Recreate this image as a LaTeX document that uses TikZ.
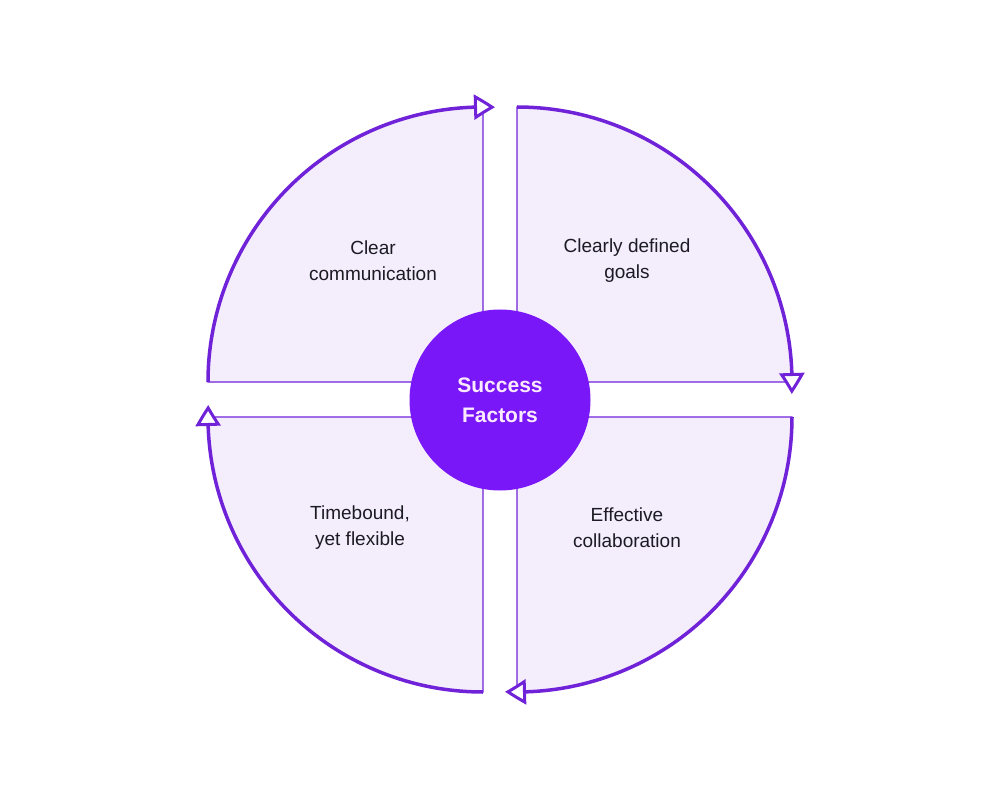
\documentclass[tikz,border=0pt]{standalone}
\usepackage{fontspec}
\setmainfont{Liberation Sans}
\usetikzlibrary{arrows.meta,bending}

\definecolor{sfrim}{HTML}{7022D8}
\definecolor{sfcore}{HTML}{7A17F8}
\definecolor{sfquad}{HTML}{F4EEFC}
\definecolor{sftext}{HTML}{1C1A22}
\definecolor{sfcoretext}{HTML}{FBEAFF}

\begin{document}
\begin{tikzpicture}[x=1pt, y=1pt,
    quad/.style={fill=sfquad, draw=sfrim, line width=1.2pt},
    rim/.style={draw=sfrim, line width=3.5pt,
        -{Triangle[open, fill=white, length=21pt, width=25pt, line width=3pt, bend]}},
    factor/.style={align=center, text=sftext, font=\fontsize{19}{26}\selectfont},
    core/.style={circle, fill=sfcore, minimum size=181pt, inner sep=0pt,
        align=center, text=sfcoretext, font=\bfseries\fontsize{21}{30}\selectfont}
]
\useasboundingbox (-500,-400) rectangle (500,400);

% Quadrants
\path[quad] (-17,18) -- (-292,18) arc[start angle=180, end angle=90, radius=275] -- cycle;
\path[quad] (17,18) -- (17,293) arc[start angle=90, end angle=0, radius=275] -- cycle;
\path[quad] (17,-17) -- (292,-17) arc[start angle=0, end angle=-90, radius=275] -- cycle;
\path[quad] (-17,-17) -- (-17,-292) arc[start angle=270, end angle=180, radius=275] -- cycle;

% Outer arcs with arrows
\draw[rim] (-292,18) arc[start angle=180, end angle=87.5, radius=275];
\draw[rim] (17,293) arc[start angle=90, end angle=-2.5, radius=275];
\draw[rim] (292,-17) arc[start angle=0, end angle=-92.5, radius=275];
\draw[rim] (-17,-292) arc[start angle=270, end angle=177.5, radius=275];

% Nodes
\node[core] (success) at (0,0) {Success\\Factors};
\node[factor] (comm) at (-127,139) {Clear\\communication};
\node[factor] (goals) at (127,139) {Clearly defined\\goals};
\node[factor] (time) at (-140,-128) {Timebound,\\yet flexible};
\node[factor] (collab) at (127,-128) {Effective\\collaboration};

\end{tikzpicture}
\end{document}
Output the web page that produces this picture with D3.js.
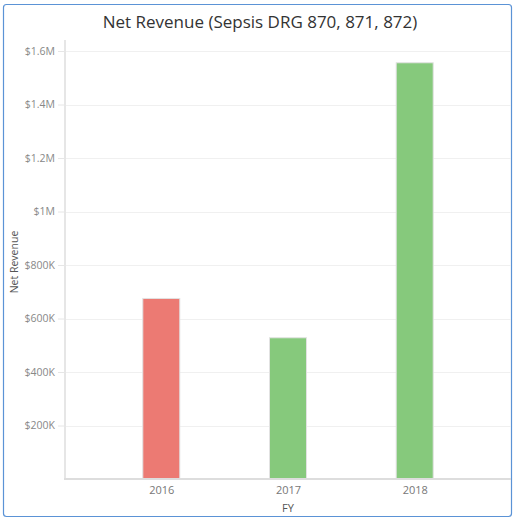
<!DOCTYPE html>
<html><head><meta charset="utf-8">
<script src="https://cdn.jsdelivr.net/npm/d3@7"></script>
<style>
html,body{margin:0;padding:0;background:#fff;}
svg{display:block;font-family:"Open Sans",sans-serif;}
</style></head>
<body>
<svg id="chart" width="514" height="520"></svg>
<script>
const categories = ["2016", "2017", "2018"];
const values = [675000, 528000, 1556000];
const barColors = ["#ec7a73", "#86c97c", "#86c97c"];
const yTicks = [200000, 400000, 600000, 800000, 1000000, 1200000, 1400000, 1600000];
const yTickLabels = ["$200K", "$400K", "$600K", "$800K", "$1M", "$1.2M", "$1.4M", "$1.6M"];

(function () {
const svg = d3.select("#chart");
// container border
svg.append("rect").attr("x", 3.5).attr("y", 4.5).attr("width", 508).attr("height", 512)
  .attr("rx", 3).attr("fill", "#fff").attr("stroke", "#5b93d6").attr("stroke-width", 1.2);

const mLeft = 65, mRight = 511, mTop = 51, mBottom = 479;
const x = d3.scalePoint().domain(categories).range([mLeft, mRight]).padding(0.76);
const y = d3.scaleLinear().domain([0, 1600000]).range([mBottom, mTop]);

svg.append("text").attr("x", 260).attr("y", 28).attr("text-anchor", "middle")
  .attr("font-size", 17).attr("fill", "#333").text("Net Revenue (Sepsis DRG 870, 871, 872)");

// gridlines
svg.append("g").selectAll("line").data(yTicks).join("line")
  .attr("x1", mLeft).attr("x2", mRight).attr("y1", d => Math.round(y(d)) + 0.5).attr("y2", d => Math.round(y(d)) + 0.5)
  .attr("stroke", "#f0f0f0").attr("stroke-width", 1);

// y axis
const yAxis = d3.axisLeft(y).tickValues(yTicks).tickSize(7).tickPadding(3)
  .tickFormat((d, i) => yTickLabels[i]);
const gy = svg.append("g").attr("transform", `translate(${mLeft},0)`).call(yAxis);
gy.select(".domain").attr("stroke", "#e6e6e6").attr("stroke-width", 2).attr("d", `M0,${mTop - 11}V${mBottom}`);
gy.selectAll(".tick line").attr("stroke", "#e6e6e6");
gy.selectAll(".tick text").attr("fill", "#888").attr("font-size", 10.5).attr("font-family", "Open Sans, sans-serif");

// bars
const barW = 37;
svg.append("g").selectAll("rect").data(categories).join("rect")
  .attr("x", d => x(d) - barW / 2).attr("width", barW)
  .attr("y", (d, i) => y(values[i])).attr("height", (d, i) => mBottom - y(values[i]))
  .attr("fill", (d, i) => barColors[i]).attr("stroke", "#e2e2e2").attr("stroke-width", 1);

// x axis
const xAxis = d3.axisBottom(x).tickSize(0).tickPadding(7);
const gx = svg.append("g").attr("transform", `translate(0,${mBottom})`).call(xAxis);
gx.select(".domain").attr("stroke", "#dddddd").attr("stroke-width", 2).attr("d", `M${mLeft - 1},0H${mRight}`);
gx.selectAll(".tick text").attr("fill", "#777").attr("font-size", 11).attr("font-family", "Open Sans, sans-serif");

svg.append("text").attr("x", 288).attr("y", 512).attr("text-anchor", "middle")
  .attr("font-size", 11).attr("fill", "#555").text("FY");
svg.append("text").attr("transform", "translate(18,262) rotate(-90)").attr("text-anchor", "middle")
  .attr("font-size", 10.5).attr("fill", "#555").text("Net Revenue");
})();
</script>
</body></html>
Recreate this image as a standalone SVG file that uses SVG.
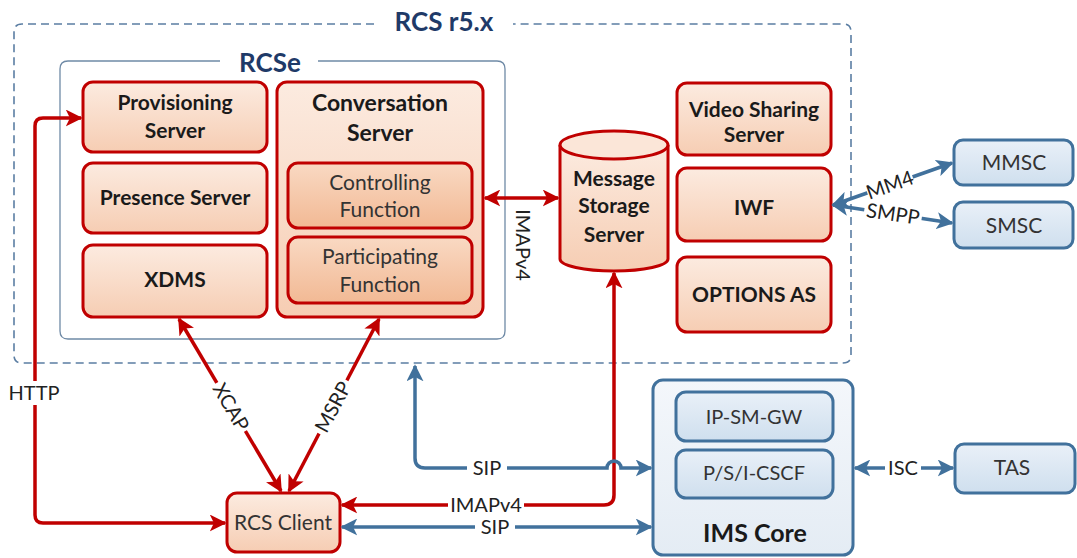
<svg xmlns="http://www.w3.org/2000/svg" width="1077" height="558" viewBox="0 0 1077 558">
<defs>
<linearGradient id="gp" x1="0" y1="0" x2="0" y2="1"><stop offset="0" stop-color="#fcebe0"/><stop offset="1" stop-color="#f6cdb3"/></linearGradient>
<linearGradient id="gp2" x1="0" y1="0" x2="0" y2="1"><stop offset="0" stop-color="#f9d9c3"/><stop offset="1" stop-color="#f2b994"/></linearGradient>
<linearGradient id="gb" x1="0" y1="0" x2="0" y2="1"><stop offset="0" stop-color="#e9f0f8"/><stop offset="1" stop-color="#cfdfee"/></linearGradient>
<linearGradient id="gb2" x1="0" y1="0" x2="0" y2="1"><stop offset="0" stop-color="#f4f7fb"/><stop offset="1" stop-color="#e4ecf4"/></linearGradient>
<marker id="ar" viewBox="0 0 10 10" refX="9" refY="5" markerWidth="17" markerHeight="17" markerUnits="userSpaceOnUse" orient="auto-start-reverse"><path d="M0,0 L10,5 L0,10 L2.5,5 z" fill="#c00000"/></marker>
<marker id="ab" viewBox="0 0 10 10" refX="9" refY="5" markerWidth="17" markerHeight="17" markerUnits="userSpaceOnUse" orient="auto-start-reverse"><path d="M0,0 L10,5 L0,10 L2.5,5 z" fill="#41719c"/></marker>
<style>
.rn{fill:url(#gp);stroke:#c00000;stroke-width:3}
.rn2{fill:url(#gp2);stroke:#c00000;stroke-width:3}
.bn{fill:url(#gb);stroke:#41719c;stroke-width:3}
text{font-family:Lato,"Open Sans","Liberation Sans",sans-serif;fill:#1a1a1a;text-anchor:middle}
.b{font-weight:bold;font-size:21px}
.n{font-size:21px;fill:#333}
.t{font-weight:bold;font-size:26px;fill:#1f3a68}
.l{font-size:20px;fill:#222}
.bg{fill:#fff}
.rc{fill:none;stroke:#c00000;stroke-width:3.5}
.bc{fill:none;stroke:#41719c;stroke-width:3.5}
</style>
</defs>
<rect width="1077" height="558" fill="#fff"/>
<g id="rcs-r5x">
<path d="M374 24 H22 Q14 24 14 32 V355 Q14 363 22 363 H843 Q851 363 851 355 V32 Q851 24 843 24 H513" fill="none" stroke="#5b7ea3" stroke-width="1.6" stroke-dasharray="8,5"/>
<text class="t" x="444" y="31">RCS r5.x</text>
</g>
<g id="rcse">
<path d="M220 61 H68 Q60 61 60 69 V331 Q60 339 68 339 H497 Q505 339 505 331 V69 Q505 61 497 61 H318" fill="none" stroke="#6f8aa6" stroke-width="1.3"/>
<text class="t" x="270" y="72">RCSe</text>
</g>
<g id="provisioning-server"><rect class="rn" x="83" y="82" width="184" height="70" rx="10"/><text class="b" x="175" y="110">Provisioning</text><text class="b" x="175" y="138">Server</text></g>
<g id="presence-server"><rect class="rn" x="83" y="163" width="184" height="70" rx="10"/><text class="b" x="175" y="205">Presence Server</text></g>
<g id="xdms"><rect class="rn" x="83" y="245" width="184" height="72" rx="10"/><text class="b" x="175" y="287">XDMS</text></g>
<g id="conversation-server"><rect class="rn" x="277" y="82" width="206" height="235" rx="10"/><text class="b" x="380" y="111" style="font-size:23px">Conversation</text><text class="b" x="380" y="141" style="font-size:23px">Server</text></g>
<g id="controlling-function"><rect class="rn2" x="288" y="163" width="184" height="65" rx="10"/><text class="n" x="380" y="190">Controlling</text><text class="n" x="380" y="217">Function</text></g>
<g id="participating-function"><rect class="rn2" x="288" y="237" width="184" height="66" rx="10"/><text class="n" x="380" y="264">Participating</text><text class="n" x="380" y="292">Function</text></g>
<g id="message-storage-server">
<path d="M560 145 V259 A54 12 0 0 0 668 259 V145" fill="url(#gp)" stroke="#c00000" stroke-width="3"/>
<ellipse cx="614" cy="145" rx="54" ry="14" fill="#fbe6d8" stroke="#c00000" stroke-width="3"/>
<text class="b" x="614" y="186">Message</text><text class="b" x="614" y="213">Storage</text><text class="b" x="614" y="242">Server</text>
</g>
<g id="video-sharing-server"><rect class="rn" x="677" y="83" width="154" height="72" rx="10"/><text class="b" x="754" y="117">Video Sharing</text><text class="b" x="754" y="142">Server</text></g>
<g id="iwf"><rect class="rn" x="677" y="168" width="154" height="73" rx="10"/><text class="b" x="754" y="215">IWF</text></g>
<g id="options-as"><rect class="rn" x="677" y="257" width="154" height="75" rx="10"/><text class="b" x="754" y="302">OPTIONS AS</text></g>
<g id="mmsc"><rect class="bn" x="954" y="140" width="119" height="45" rx="9"/><text class="n" x="1014" y="170">MMSC</text></g>
<g id="smsc"><rect class="bn" x="954" y="202" width="119" height="46" rx="9"/><text class="n" x="1014" y="233">SMSC</text></g>
<g id="tas"><rect class="bn" x="955" y="444" width="120" height="49" rx="9"/><text class="n" x="1012" y="475">TAS</text></g>
<g id="ims-core"><rect x="653" y="380" width="200" height="175" rx="10" fill="url(#gb2)" stroke="#41719c" stroke-width="3"/><text class="t" x="755" y="542" style="fill:#1a1a1a;font-size:25px">IMS Core</text></g>
<g id="ip-sm-gw"><rect class="bn" x="676" y="392" width="157" height="49" rx="10"/><text class="n" x="754" y="424" style="font-size:20px">IP-SM-GW</text></g>
<g id="pscscf"><rect class="bn" x="676" y="450" width="157" height="48" rx="10"/><text class="n" x="754" y="480" style="font-size:20px">P/S/I-CSCF</text></g>
<g id="rcs-client"><rect class="rn" x="227" y="493" width="113" height="59" rx="10"/><text class="n" x="283" y="530">RCS Client</text></g>
<g id="connectors">
<path class="rc" d="M81 118 H43 Q35 118 35 126 V515 Q35 523 43 523 H225" marker-start="url(#ar)" marker-end="url(#ar)"/>
<g transform="translate(34 393)"><rect class="bg" x="-25" y="-12" width="50" height="24"/><text class="l" y="7">HTTP</text></g>
<path class="rc" d="M485 198 H558" marker-start="url(#ar)" marker-end="url(#ar)"/>
<text class="l" x="0" y="0" transform="translate(516 245) rotate(90)">IMAPv4</text>
<path class="rc" d="M179 319 L281 491" marker-start="url(#ar)" marker-end="url(#ar)"/>
<g transform="translate(231 407) rotate(60)"><rect class="bg" x="-28" y="-11" width="56" height="22"/><text class="l" y="7">XCAP</text></g>
<path class="rc" d="M379 319 L289 491" marker-start="url(#ar)" marker-end="url(#ar)"/>
<g transform="translate(333 407) rotate(-62)"><rect class="bg" x="-30" y="-11" width="60" height="22"/><text class="l" y="7">MSRP</text></g>
<path class="rc" d="M614 273 V495 Q614 505 604 505 H342" marker-start="url(#ar)" marker-end="url(#ar)"/>
<g transform="translate(486 505)"><rect class="bg" x="-38" y="-11" width="76" height="22"/><text class="l" y="7">IMAPv4</text></g>
<path class="bc" d="M651 468 H621 A7 7 0 0 0 607 468 H425 Q415 468 415 458 V366" marker-start="url(#ab)" marker-end="url(#ab)"/>
<g transform="translate(487 468)"><rect class="bg" x="-20" y="-11" width="40" height="22"/><text class="l" y="7">SIP</text></g>
<path class="bc" d="M342 527 H651" marker-start="url(#ab)" marker-end="url(#ab)"/>
<g transform="translate(495 527)"><rect class="bg" x="-20" y="-11" width="40" height="22"/><text class="l" y="7">SIP</text></g>
<path class="bc" d="M833 205 L952 163" marker-start="url(#ab)" marker-end="url(#ab)"/>
<g transform="translate(890 185) rotate(-19.4)"><rect class="bg" x="-24" y="-10" width="48" height="20"/><text class="l" y="7">MM4</text></g>
<path class="bc" d="M833 205 L952 223" marker-start="url(#ab)" marker-end="url(#ab)"/>
<g transform="translate(893 214) rotate(8.6)"><rect class="bg" x="-29" y="-10" width="58" height="20"/><text class="l" y="7">SMPP</text></g>
<path class="bc" d="M855 468 H953" marker-start="url(#ab)" marker-end="url(#ab)"/>
<g transform="translate(903 468)"><rect class="bg" x="-18" y="-11" width="36" height="22"/><text class="l" y="7">ISC</text></g>
</g>
</svg>
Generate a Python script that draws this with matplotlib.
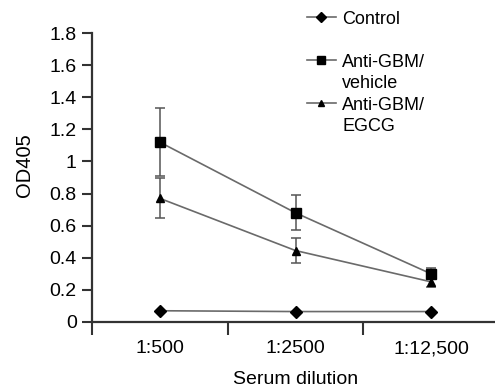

--*--

From the listing, copy every line where the string "uses" appears.

Recreate this image as a LaTeX document that uses TikZ.
Recreate this image as a standalone SVG file that uses SVG.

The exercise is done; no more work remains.